Orchids Paper amends credit agreement terms, waives events of default

By Tali Rackner

Minneapolis, March 6 – Orchids Paper Products Co. entered into a seventh amendment to its second amended and restated credit agreement on Feb. 28, according to an 8-K filing with the Securities and Exchange Commission.

The amendment waives any existing events of default and any potential events of default that would result from the company’s breach of an existing financial covenant for the period ending March 31, 2018.

The amendment also reinstates the minimum fixed charge coverage requirement of 1.2 times as of June 30, 2018 and changes the maximum leverage ratio requirement to 5.5 times as of June 30, 2018, stepping down to 3.5 times on Sept. 30, 2018 and thereafter.

In addition, principal payments will now be made monthly, rather than quarterly, and the borrowing base was revised so that the advance rates on eligible accounts receivable and certain items of inventory will increase through June 30, 2018, when those rates will revert to the rates that were in place before the amendment.

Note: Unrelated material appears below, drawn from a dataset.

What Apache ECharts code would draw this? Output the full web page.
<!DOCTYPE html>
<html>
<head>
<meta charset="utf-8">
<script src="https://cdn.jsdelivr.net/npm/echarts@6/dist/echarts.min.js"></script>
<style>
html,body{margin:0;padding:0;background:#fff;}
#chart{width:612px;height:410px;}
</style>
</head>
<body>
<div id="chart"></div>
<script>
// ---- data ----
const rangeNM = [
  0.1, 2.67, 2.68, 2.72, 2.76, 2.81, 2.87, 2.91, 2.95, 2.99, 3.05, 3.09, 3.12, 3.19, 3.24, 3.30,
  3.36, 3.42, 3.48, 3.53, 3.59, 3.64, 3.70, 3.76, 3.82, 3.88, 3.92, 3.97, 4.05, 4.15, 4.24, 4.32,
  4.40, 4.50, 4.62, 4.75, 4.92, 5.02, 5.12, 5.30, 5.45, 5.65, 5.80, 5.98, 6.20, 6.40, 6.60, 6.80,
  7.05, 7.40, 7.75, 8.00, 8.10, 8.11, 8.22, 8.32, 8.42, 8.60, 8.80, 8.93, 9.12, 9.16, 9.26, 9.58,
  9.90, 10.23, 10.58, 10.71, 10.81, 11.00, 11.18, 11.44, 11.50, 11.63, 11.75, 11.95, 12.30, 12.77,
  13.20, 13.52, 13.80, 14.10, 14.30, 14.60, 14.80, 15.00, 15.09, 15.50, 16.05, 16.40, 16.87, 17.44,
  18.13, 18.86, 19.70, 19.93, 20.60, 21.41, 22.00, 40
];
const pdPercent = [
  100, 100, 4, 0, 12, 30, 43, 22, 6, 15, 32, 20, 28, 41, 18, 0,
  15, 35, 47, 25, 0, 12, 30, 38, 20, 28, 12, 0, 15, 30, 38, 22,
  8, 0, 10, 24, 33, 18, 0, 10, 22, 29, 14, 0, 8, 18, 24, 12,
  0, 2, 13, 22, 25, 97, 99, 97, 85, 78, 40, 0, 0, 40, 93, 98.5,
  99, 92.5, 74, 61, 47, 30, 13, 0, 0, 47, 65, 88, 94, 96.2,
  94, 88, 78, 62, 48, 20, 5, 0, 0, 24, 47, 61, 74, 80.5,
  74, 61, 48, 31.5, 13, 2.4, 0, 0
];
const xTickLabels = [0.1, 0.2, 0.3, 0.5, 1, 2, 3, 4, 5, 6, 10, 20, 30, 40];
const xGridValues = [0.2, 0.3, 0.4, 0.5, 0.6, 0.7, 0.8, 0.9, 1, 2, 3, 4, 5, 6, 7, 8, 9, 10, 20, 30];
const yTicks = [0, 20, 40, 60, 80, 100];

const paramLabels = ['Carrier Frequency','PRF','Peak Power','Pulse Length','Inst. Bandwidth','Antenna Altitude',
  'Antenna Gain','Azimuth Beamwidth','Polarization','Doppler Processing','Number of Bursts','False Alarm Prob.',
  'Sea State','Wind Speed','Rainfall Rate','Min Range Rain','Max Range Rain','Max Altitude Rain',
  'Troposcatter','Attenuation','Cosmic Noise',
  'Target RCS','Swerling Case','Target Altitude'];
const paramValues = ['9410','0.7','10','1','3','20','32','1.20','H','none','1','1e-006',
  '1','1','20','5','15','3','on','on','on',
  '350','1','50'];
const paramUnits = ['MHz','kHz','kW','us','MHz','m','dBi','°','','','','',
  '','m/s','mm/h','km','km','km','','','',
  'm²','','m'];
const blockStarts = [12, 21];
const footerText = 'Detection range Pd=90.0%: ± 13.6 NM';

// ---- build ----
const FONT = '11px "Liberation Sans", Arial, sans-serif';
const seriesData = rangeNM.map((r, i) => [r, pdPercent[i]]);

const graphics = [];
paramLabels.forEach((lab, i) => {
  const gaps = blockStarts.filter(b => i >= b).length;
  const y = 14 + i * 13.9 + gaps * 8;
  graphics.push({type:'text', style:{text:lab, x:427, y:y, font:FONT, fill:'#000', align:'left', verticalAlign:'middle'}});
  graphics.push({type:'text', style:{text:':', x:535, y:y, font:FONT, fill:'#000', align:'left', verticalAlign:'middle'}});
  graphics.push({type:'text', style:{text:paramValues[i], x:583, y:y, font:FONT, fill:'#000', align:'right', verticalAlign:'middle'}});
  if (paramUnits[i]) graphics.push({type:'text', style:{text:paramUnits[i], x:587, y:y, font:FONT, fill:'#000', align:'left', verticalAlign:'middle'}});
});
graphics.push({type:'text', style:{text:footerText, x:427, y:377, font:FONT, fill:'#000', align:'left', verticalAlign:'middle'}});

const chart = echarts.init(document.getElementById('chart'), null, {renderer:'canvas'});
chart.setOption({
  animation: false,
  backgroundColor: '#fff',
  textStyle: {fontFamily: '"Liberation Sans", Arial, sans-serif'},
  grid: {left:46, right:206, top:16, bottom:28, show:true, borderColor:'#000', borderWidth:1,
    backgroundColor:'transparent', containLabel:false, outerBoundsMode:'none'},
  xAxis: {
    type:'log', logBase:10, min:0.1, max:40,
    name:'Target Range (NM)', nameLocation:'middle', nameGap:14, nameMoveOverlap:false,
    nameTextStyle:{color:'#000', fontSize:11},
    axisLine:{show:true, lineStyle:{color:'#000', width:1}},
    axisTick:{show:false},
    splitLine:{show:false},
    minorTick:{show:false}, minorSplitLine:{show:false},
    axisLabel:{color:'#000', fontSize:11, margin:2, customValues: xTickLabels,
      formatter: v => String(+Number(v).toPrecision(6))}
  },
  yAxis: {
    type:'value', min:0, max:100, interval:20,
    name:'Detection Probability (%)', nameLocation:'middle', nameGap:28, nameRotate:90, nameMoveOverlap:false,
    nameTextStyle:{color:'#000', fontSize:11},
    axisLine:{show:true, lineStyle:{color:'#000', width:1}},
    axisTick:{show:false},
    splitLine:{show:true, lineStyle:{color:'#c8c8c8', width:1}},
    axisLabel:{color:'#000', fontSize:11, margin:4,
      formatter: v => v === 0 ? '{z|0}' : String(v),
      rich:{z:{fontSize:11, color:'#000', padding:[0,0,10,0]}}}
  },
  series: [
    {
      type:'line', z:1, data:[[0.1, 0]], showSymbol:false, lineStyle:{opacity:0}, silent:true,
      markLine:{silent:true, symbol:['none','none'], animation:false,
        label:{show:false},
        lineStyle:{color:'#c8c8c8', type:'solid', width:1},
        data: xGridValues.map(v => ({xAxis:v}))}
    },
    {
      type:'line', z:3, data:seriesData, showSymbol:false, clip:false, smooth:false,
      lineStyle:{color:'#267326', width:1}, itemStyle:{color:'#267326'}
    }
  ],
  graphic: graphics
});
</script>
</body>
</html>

Furthermore, the pricing schedule applicable to interest rates and the commitment fees was revised to increase such rates and fees by 100 basis points when the leverage ratio is at the highest level.

Orchids Paper also established additional financial covenants as part of the amendment.

The company paid an amendment fee of $632,000.

U.S. Bank NA is the administrative agent.

Orchids makes consumer tissue products and is based in Pryor, Okla.